Preparing Input Data for Mahout
The input data were prepared the same way as in first part, the “user preferences” contained <station, temperature> pairs and added <date, diff with the N days ago> pairs. Note, that there are a lot of ways to calculate distance between stations using weather stats, I simply chose the one which would allow me to re-use the same prepared data files from the first part of experiment.
Running the Implementation & Evaluating Results
Let’s have a closer look at how each item from the list in idea overview section was defined.
How to calculate similarity?
As mentioned above I chose simple (similar to the first part) similarity calculation. Simple EuclideanDistanceSimilarity worked well.

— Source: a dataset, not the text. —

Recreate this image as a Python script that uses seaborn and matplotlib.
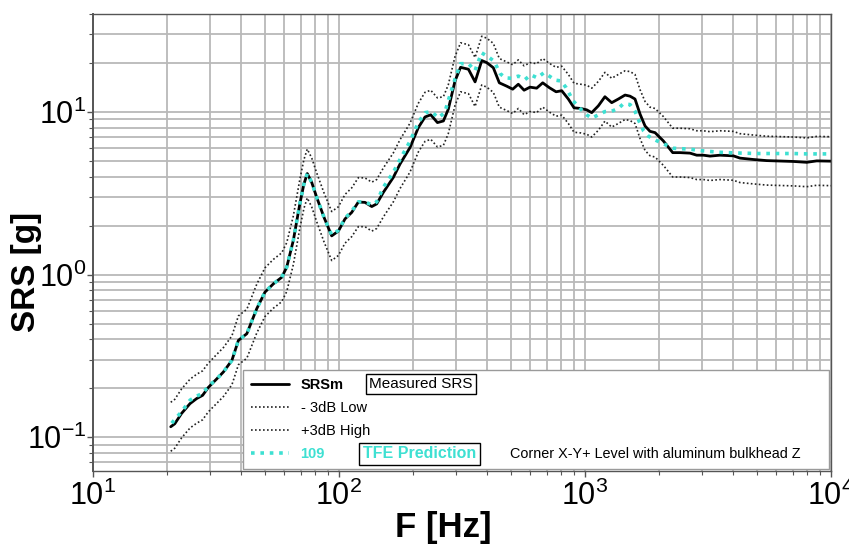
import numpy as np
import pandas as pd
import matplotlib
matplotlib.use("Agg")
import matplotlib.pyplot as plt
import seaborn as sns
from matplotlib.lines import Line2D
from matplotlib.ticker import LogLocator, NullFormatter

# ---------------- data ----------------
freq_m = [20.7, 21.5, 22.9, 24.8, 26.4, 27.9, 29.4, 31.9, 33.9, 36.7, 39.0, 42.2,
          46.3, 50.0, 54.1, 58.5, 61.3, 65.2, 69.3, 72.0, 74.3, 77.5, 81.2, 86.9,
          93.4, 99.4, 105.8, 112.6, 119.8, 127.5, 135.9, 142.3, 151.4, 166.3, 177.0,
          194.4, 210.1, 223.7, 236.0, 251.3, 265.7, 278.2, 296.2, 312.0, 335.9, 357.4,
          380.5, 398.6, 423.9, 448.4, 480.6, 508.3, 535.7, 565.4, 597.6, 636.1, 673.2,
          716.1, 762.8, 804.4, 855.7, 902.3, 961.0, 1016, 1065, 1133, 1205, 1284, 1366,
          1455, 1524, 1597, 1674, 1754, 1837, 1926, 2081, 2273, 2434, 2672, 2845, 3027,
          3222, 3539, 4010, 4266, 4831, 5479, 6211, 7034, 7962, 8750, 10000]

srs_measured = [0.116, 0.121, 0.140, 0.161, 0.173, 0.181, 0.202, 0.229, 0.252, 0.297,
                0.394, 0.433, 0.617, 0.780, 0.877, 0.962, 1.11, 1.62, 2.72, 3.60, 4.18,
                3.68, 2.98, 2.25, 1.73, 1.85, 2.20, 2.41, 2.79, 2.78, 2.62, 2.72, 3.20,
                3.96, 4.78, 6.04, 8.01, 9.31, 9.60, 8.60, 8.80, 10.4, 15.5, 18.8, 18.3,
                15.3, 20.7, 20.1, 18.7, 15.1, 14.4, 13.8, 14.8, 13.6, 14.2, 14.0, 15.1,
                14.1, 13.3, 13.5, 12.0, 10.6, 10.5, 10.3, 9.9, 10.9, 12.4, 11.4, 12.0,
                12.7, 12.5, 12.0, 9.7, 8.2, 7.6, 7.46, 6.64, 5.62, 5.62, 5.58, 5.42, 5.42,
                5.35, 5.42, 5.37, 5.20, 5.10, 5.02, 4.99, 4.96, 4.90, 5.00, 4.98]

srs_low = [0.082, 0.0856, 0.099, 0.114, 0.122, 0.128, 0.143, 0.162, 0.178, 0.210,
           0.279, 0.306, 0.437, 0.552, 0.621, 0.681, 0.786, 1.15, 1.92, 2.55, 2.96,
           2.60, 2.11, 1.59, 1.22, 1.31, 1.56, 1.71, 1.97, 1.97, 1.85, 1.92, 2.26,
           2.80, 3.38, 4.27, 5.67, 6.59, 6.79, 6.09, 6.23, 7.36, 10.97, 13.3, 12.95,
           10.8, 14.65, 14.2, 13.2, 10.7, 10.2, 9.77, 10.5, 9.62, 10.05, 9.91, 10.7,
           9.98, 9.41, 9.55, 8.49, 7.50, 7.43, 7.29, 7.01, 7.71, 8.78, 8.07, 8.49,
           8.99, 8.85, 8.49, 6.86, 5.80, 5.38, 5.28, 4.70, 3.98, 3.98, 3.95, 3.84, 3.84,
           3.79, 3.84, 3.80, 3.68, 3.61, 3.55, 3.53, 3.51, 3.47, 3.54, 3.52]

srs_high = [0.164, 0.171, 0.198, 0.2275, 0.244, 0.256, 0.285, 0.324, 0.356, 0.420,
            0.557, 0.612, 0.872, 1.10, 1.24, 1.36, 1.57, 2.29, 3.84, 5.09, 5.91,
            5.20, 4.21, 3.18, 2.44, 2.61, 3.11, 3.41, 3.94, 3.93, 3.70, 3.84, 4.52,
            5.60, 6.75, 8.53, 11.3, 13.2, 13.6, 12.2, 12.4, 14.7, 21.9, 26.6, 25.9,
            21.6, 29.2, 28.4, 26.4, 21.3, 20.3, 19.5, 20.9, 19.2, 20.1, 19.8, 21.3,
            19.9, 18.8, 19.1, 17.0, 15.0, 14.8, 14.6, 14.0, 15.4, 17.5, 16.1, 17.0,
            17.9, 17.7, 17.0, 13.7, 11.6, 10.7, 10.5, 9.38, 7.94, 7.94, 7.88, 7.66, 7.66,
            7.56, 7.66, 7.59, 7.35, 7.21, 7.09, 7.05, 7.01, 6.92, 7.07, 7.04]

freq_tfe = [20.9, 21.9, 22.9, 24.8, 26.4, 27.9, 29.4, 31.9, 33.9, 36.7, 39.0, 42.2,
            46.3, 50.0, 54.1, 58.5, 61.3, 65.2, 69.3, 72.0, 74.3, 77.5, 81.2, 86.9,
            93.4, 99.4, 105.8, 112.6, 119.8, 127.5, 135.9, 142.3, 151.4, 166.3, 177.0,
            194.4, 210, 224, 238, 253, 269, 283, 296, 312, 336, 357, 380, 406, 427, 452,
            474, 502, 536, 570, 602, 640, 680, 716, 756, 798, 838, 895, 955, 1016, 1065,
            1133, 1205, 1284, 1366, 1430, 1524, 1597, 1668, 1730, 1810, 1900, 2020, 2290,
            2672, 3000, 3500, 4000, 5000, 6000, 7000, 8000, 9000, 10000]

tfe_prediction = [0.122, 0.133, 0.143, 0.169, 0.179, 0.186, 0.205, 0.229, 0.252, 0.297,
                  0.394, 0.433, 0.617, 0.780, 0.877, 0.962, 1.11, 1.62, 2.72, 3.60, 4.18,
                  3.68, 2.98, 2.25, 1.75, 1.87, 2.22, 2.45, 2.80, 2.80, 2.68, 2.80, 3.44,
                  4.25, 5.10, 6.60, 8.60, 9.90, 10.05, 9.20, 9.90, 12.8, 15.9, 19.8, 19.8,
                  17.9, 23.1, 21.7, 20.5, 17.2, 16.2, 16.1, 16.6, 15.8, 16.9, 16.2, 17.4,
                  16.6, 15.7, 15.5, 14.1, 11.7, 10.5, 9.6, 9.15, 9.6, 10.05, 10.1, 10.5,
                  11.2, 11.1, 10.1, 8.6, 7.65, 7.1, 6.8, 6.5, 5.98, 5.9, 5.77, 5.65, 5.6,
                  5.55, 5.55, 5.55, 5.52, 5.52, 5.52]

x_ticks = [10, 100, 1000, 10000]
x_tick_labels = ["$10^{1}$", "$10^{2}$", "$10^{3}$", "$10^{4}$"]
y_ticks = [0.1, 1, 10]
y_tick_labels = ["$10^{-1}$", "$10^{0}$", "$10^{1}$"]
legend_labels = ["SRSm", "- 3dB Low", "+3dB High", "109"]

df_m = pd.DataFrame({"F": freq_m, "SRSm": srs_measured, "Low": srs_low, "High": srs_high})
df_t = pd.DataFrame({"F": freq_tfe, "TFE": tfe_prediction})

# ---------------- style ----------------
sns.set_theme(style="whitegrid")
plt.rcParams["font.family"] = ["Liberation Sans", "DejaVu Sans"]
plt.rcParams["mathtext.fontset"] = "custom"
plt.rcParams["mathtext.rm"] = "Liberation Sans"
plt.rcParams["mathtext.it"] = "Liberation Sans:italic"
plt.rcParams["mathtext.bf"] = "Liberation Sans:bold"
plt.rcParams["text.color"] = "black"
plt.rcParams["axes.labelcolor"] = "black"
plt.rcParams["xtick.labelcolor"] = "black"
plt.rcParams["ytick.labelcolor"] = "black"

CYAN = "#3ee0d2"
GRID = "#b9b9b9"

fig = plt.figure(figsize=(8.49, 5.45), dpi=100)
fig.patch.set_facecolor("white")
ax = fig.add_axes([93 / 849, 1 - 471 / 545, (831 - 93) / 849, (471 - 14) / 545])
ax.set_facecolor("white")

sns.lineplot(data=df_m, x="F", y="Low", ax=ax, color="#222222", lw=1.2,
             linestyle=(0, (1, 1.4)), estimator=None, sort=False)
sns.lineplot(data=df_m, x="F", y="High", ax=ax, color="#222222", lw=1.2,
             linestyle=(0, (1, 1.4)), estimator=None, sort=False)
sns.lineplot(data=df_m, x="F", y="SRSm", ax=ax, color="black", lw=2.0,
             estimator=None, sort=False)
sns.lineplot(data=df_t, x="F", y="TFE", ax=ax, color=CYAN, lw=2.6,
             linestyle=(0, (1, 1.6)), estimator=None, sort=False)

ax.set_xscale("log")
ax.set_yscale("log")

ax.xaxis.set_major_locator(LogLocator(base=10, numticks=10))
ax.xaxis.set_minor_locator(LogLocator(base=10, subs=np.arange(2, 10), numticks=40))
ax.yaxis.set_major_locator(LogLocator(base=10, numticks=10))
ax.yaxis.set_minor_locator(LogLocator(base=10, subs=np.arange(2, 10), numticks=40))
ax.set_xticks(x_ticks)
ax.set_xticklabels(x_tick_labels)
ax.set_yticks(y_ticks)
ax.set_yticklabels(y_tick_labels)
ax.xaxis.set_minor_formatter(NullFormatter())
ax.yaxis.set_minor_formatter(NullFormatter())
ax.set_xlim(10, 10000)
ax.set_ylim(0.062, 40)

ax.grid(True, which="both", color=GRID, lw=1.3)
ax.tick_params(axis="both", which="major", labelsize=22, length=4, width=1,
               color="#555555", labelcolor="black", direction="out")
ax.tick_params(axis="both", which="minor", length=3, width=0.8,
               color="#555555", direction="out")
ax.tick_params(axis="x", which="major", pad=3)
ax.tick_params(axis="y", which="major", pad=0.8)
ax.tick_params(left=True, bottom=True, which="both")

for s in ax.spines.values():
    s.set_color("#555555")
    s.set_linewidth(1.0)
ax.spines["left"].set_linewidth(1.4)

ax.set_xlabel("F [Hz]", fontsize=25, fontweight="bold", va="center", color="black")
ax.xaxis.set_label_coords((443 - 93) / 738, (471 - 527) / 457)
ax.set_ylabel("SRS [g]", fontsize=24, fontweight="bold", va="center", color="black")
ax.yaxis.set_label_coords((27 - 93) / 738, (471 - 272) / 457)

# ---------------- legend ----------------
handles = [
    Line2D([], [], color="black", lw=2.0),
    Line2D([], [], color="#222222", lw=1.2, linestyle=(0, (1, 1.4))),
    Line2D([], [], color="#222222", lw=1.2, linestyle=(0, (1, 1.4))),
    Line2D([], [], color=CYAN, lw=2.6, linestyle=(0, (1, 1.6))),
]
leg = ax.legend(handles, legend_labels, loc="lower left",
                bbox_to_anchor=(150 / 738, 2 / 457, 586 / 738, 98 / 457),
                mode="expand", frameon=True, fancybox=False, framealpha=1,
                edgecolor="#9a9a9a", fontsize=10.5, handlelength=2.6,
                handletextpad=0.8, labelspacing=0.62, borderpad=0.55,
                borderaxespad=0)
leg.get_frame().set_linewidth(1.0)
texts = leg.get_texts()
for t in texts:
    t.set_color("black")
texts[0].set_fontweight("bold")
texts[3].set_fontweight("bold")
texts[3].set_color(CYAN)

box = dict(boxstyle="square,pad=0.22", fc="white", ec="black", lw=1.0)
ax.text((369 - 93) / 738, (471 - 384) / 457, "Measured SRS", transform=ax.transAxes,
        fontsize=11, va="center", ha="left", bbox=box, zorder=10, color="black")
ax.text((363 - 93) / 738, (471 - 454) / 457, "TFE Prediction", transform=ax.transAxes,
        fontsize=11.5, fontweight="bold", color=CYAN, va="center", ha="left",
        bbox=box, zorder=10)
ax.text((510 - 93) / 738, (471 - 454) / 457,
        "Corner X-Y+ Level with aluminum bulkhead Z", transform=ax.transAxes,
        fontsize=10.4, va="center", ha="left", zorder=10, color="black")

fig.savefig("out.png", dpi=100, facecolor="white")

How to calculate physical distance?
Physical distance was calculated as Euclidean distance between stations using latitude, longitude and altitude. The longitude was given a much greater weight, because the temperature tends to be affected a lot by longitude coordinate: the further South you go (in Northern Hemisphere where US is) the lower the temperature without any physical relief influencers. Also altitude was given a stronger weight because it has the same strong affect on the temperature.
And, of course to make distance comparable with calculated similarity we need it to be in 0..1 range (with the value close to 1 showing the smallest distance). Hence distance was calculated as 1 / (1 + phys_dist(station1, station2)).

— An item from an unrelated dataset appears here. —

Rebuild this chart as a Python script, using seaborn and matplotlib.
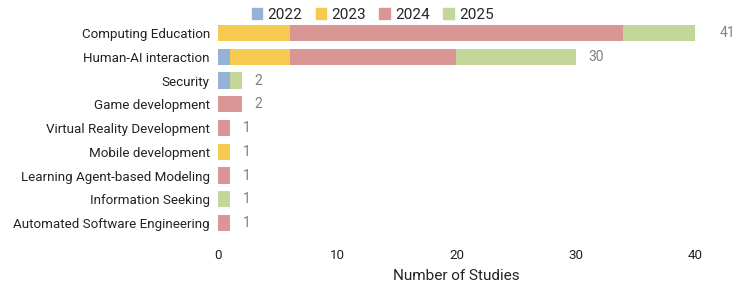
import matplotlib
matplotlib.use("Agg")
import matplotlib.pyplot as plt
import seaborn as sns
import pandas as pd
import numpy as np

categories = ["Computing Education", "Human-AI interaction", "Security", "Game development",
              "Virtual Reality Development", "Mobile development", "Learning Agent-based Modeling",
              "Information Seeking", "Automated Software Engineering"]
years = ["2022", "2023", "2024", "2025"]
v2022 = [0, 1, 1, 0, 0, 0, 0, 0, 0]
v2023 = [6, 5, 0, 0, 0, 1, 0, 0, 0]
v2024 = [28, 14, 0, 2, 1, 0, 1, 0, 1]
v2025 = [6, 10, 1, 0, 0, 0, 0, 1, 0]
totals = [41, 30, 2, 2, 1, 1, 1, 1, 1]
colors = ["#95b3d7", "#f6ca4f", "#da9694", "#c4d79b"]

sns.set_theme(style="white")
plt.rcParams["font.family"] = ["Roboto", "DejaVu Sans"]

series = [v2022, v2023, v2024, v2025]
cum = np.cumsum(np.array(series), axis=0)

fig = plt.figure(figsize=(7.47, 2.82), dpi=100)
ax = fig.add_axes([0.292, 0.167, 0.638, 0.758])

for i in range(len(years) - 1, -1, -1):
    df = pd.DataFrame({"category": categories, "value": cum[i]})
    sns.barplot(data=df, x="value", y="category", color=colors[i], ax=ax,
                width=0.68, orient="h", linewidth=0, saturation=1, legend=False)

for j, t in enumerate(totals):
    ax.text(t + 1.05, j, str(t), va="center", ha="left", fontsize=10, color="#808080",
            clip_on=False)

ax.set_xlim(0, 40)
ax.set_ylim(len(categories) - 0.5, -0.5)
ax.set_xticks([0, 10, 20, 30, 40])
ax.set_xlabel("Number of Studies", fontsize=11, color="#222222", labelpad=5)
ax.set_ylabel("")
ax.tick_params(axis="x", length=0, labelsize=9.6, colors="#222222", pad=10)
ax.tick_params(axis="y", length=0, labelsize=9.6, colors="#222222", pad=6)
for s in ax.spines.values():
    s.set_visible(False)
if ax.get_legend() is not None:
    ax.get_legend().remove()

handles = [plt.Rectangle((0, 0), 1, 1, color=c) for c in colors]
fig.legend(handles, years, loc="upper center", bbox_to_anchor=(0.499, 1.02), ncol=4,
           frameon=False, fontsize=11, handlelength=0.7, handleheight=0.7,
           handletextpad=0.35, columnspacing=0.85)

fig.savefig("out.png", dpi=100)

What is a *noticeable* difference between weather stats based similarity and physical distance?
I assumed that there’s an exponential dependency between calculated physical distance of the two stations and similarity calculated from weather stats. I found an average growth rate (of the similarity given the physical distance) using all stations pairs (remember that we have not huge amount of stations, so we can afford that) and used it to detect those pairs that had much greater difference between their physical distance and similarity calculated from weather stats.

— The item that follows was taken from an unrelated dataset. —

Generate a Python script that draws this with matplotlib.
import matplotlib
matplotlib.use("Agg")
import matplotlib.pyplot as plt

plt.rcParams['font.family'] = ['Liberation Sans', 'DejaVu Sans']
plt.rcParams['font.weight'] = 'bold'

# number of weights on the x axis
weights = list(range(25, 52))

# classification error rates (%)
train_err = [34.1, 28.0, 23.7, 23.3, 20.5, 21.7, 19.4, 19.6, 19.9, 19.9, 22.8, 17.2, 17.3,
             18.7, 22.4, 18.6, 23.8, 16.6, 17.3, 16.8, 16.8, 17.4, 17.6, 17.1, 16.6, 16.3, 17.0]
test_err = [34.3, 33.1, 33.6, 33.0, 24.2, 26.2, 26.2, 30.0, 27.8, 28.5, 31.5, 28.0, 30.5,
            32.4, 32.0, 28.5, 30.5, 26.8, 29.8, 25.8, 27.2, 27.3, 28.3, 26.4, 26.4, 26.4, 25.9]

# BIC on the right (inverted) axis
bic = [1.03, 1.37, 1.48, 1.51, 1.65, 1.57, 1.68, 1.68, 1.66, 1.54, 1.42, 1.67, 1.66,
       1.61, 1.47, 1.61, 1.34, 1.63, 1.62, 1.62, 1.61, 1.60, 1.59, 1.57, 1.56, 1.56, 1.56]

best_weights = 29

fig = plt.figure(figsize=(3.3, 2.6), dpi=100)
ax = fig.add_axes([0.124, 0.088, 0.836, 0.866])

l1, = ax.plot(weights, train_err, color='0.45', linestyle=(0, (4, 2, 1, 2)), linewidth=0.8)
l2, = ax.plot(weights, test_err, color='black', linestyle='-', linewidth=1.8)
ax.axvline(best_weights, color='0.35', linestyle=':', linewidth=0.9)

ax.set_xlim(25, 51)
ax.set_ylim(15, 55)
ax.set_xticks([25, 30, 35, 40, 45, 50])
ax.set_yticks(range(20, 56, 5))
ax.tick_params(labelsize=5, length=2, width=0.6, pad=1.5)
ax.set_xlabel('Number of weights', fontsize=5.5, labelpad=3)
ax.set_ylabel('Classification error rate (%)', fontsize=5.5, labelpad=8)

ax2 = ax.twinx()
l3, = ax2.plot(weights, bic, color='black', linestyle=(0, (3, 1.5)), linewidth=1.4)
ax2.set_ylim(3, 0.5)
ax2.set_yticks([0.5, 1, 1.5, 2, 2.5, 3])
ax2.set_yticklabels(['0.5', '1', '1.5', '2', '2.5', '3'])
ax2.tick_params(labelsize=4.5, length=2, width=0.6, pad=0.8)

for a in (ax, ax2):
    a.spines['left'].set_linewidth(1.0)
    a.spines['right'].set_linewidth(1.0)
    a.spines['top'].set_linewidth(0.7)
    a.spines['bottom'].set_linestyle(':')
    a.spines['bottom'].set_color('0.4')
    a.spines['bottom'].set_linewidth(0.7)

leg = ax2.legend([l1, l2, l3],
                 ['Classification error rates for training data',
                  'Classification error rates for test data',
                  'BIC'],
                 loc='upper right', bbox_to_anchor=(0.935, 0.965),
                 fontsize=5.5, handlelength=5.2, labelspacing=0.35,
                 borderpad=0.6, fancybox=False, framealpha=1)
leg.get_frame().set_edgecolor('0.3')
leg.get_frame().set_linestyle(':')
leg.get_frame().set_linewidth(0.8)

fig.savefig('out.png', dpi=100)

Where is this “in between” located?
For those “outlier” pairs detected I put single “physical influencer” point on the map which location is exactly the middle point between those stations (unweighted latitude and longitude were used to calculate it).
Result
Result is better represented and evaluated by comparing the following two images: first created by our system and second being a physical map of US.
Compare with:
Note how steep mountains are there in the first image. Of course, there’s noise from lakes, gulfs and other sources. But look how well it drew the relief of California!
What Else?
There are a number of things that can be done to obtain even more interesting results. Just to name a few:
* use not only temperature but other measures, e.g. precipitation as noted in the beginning of the post
* show influencers with different color (heat map) depending on how they affect the weather
* and more
Summary
I touched only a very small piece of the great collection of machine learning tools offered by Mahout and yet managed to get very interesting (and useful?) results. I also used just a small part of the public weather dataset available to everyone and yet it was enough to get meaningful outcome. And there are so many different public datasets available online! There’s so much exciting things one can do with such a powerful tool like Mahout and a pile of data.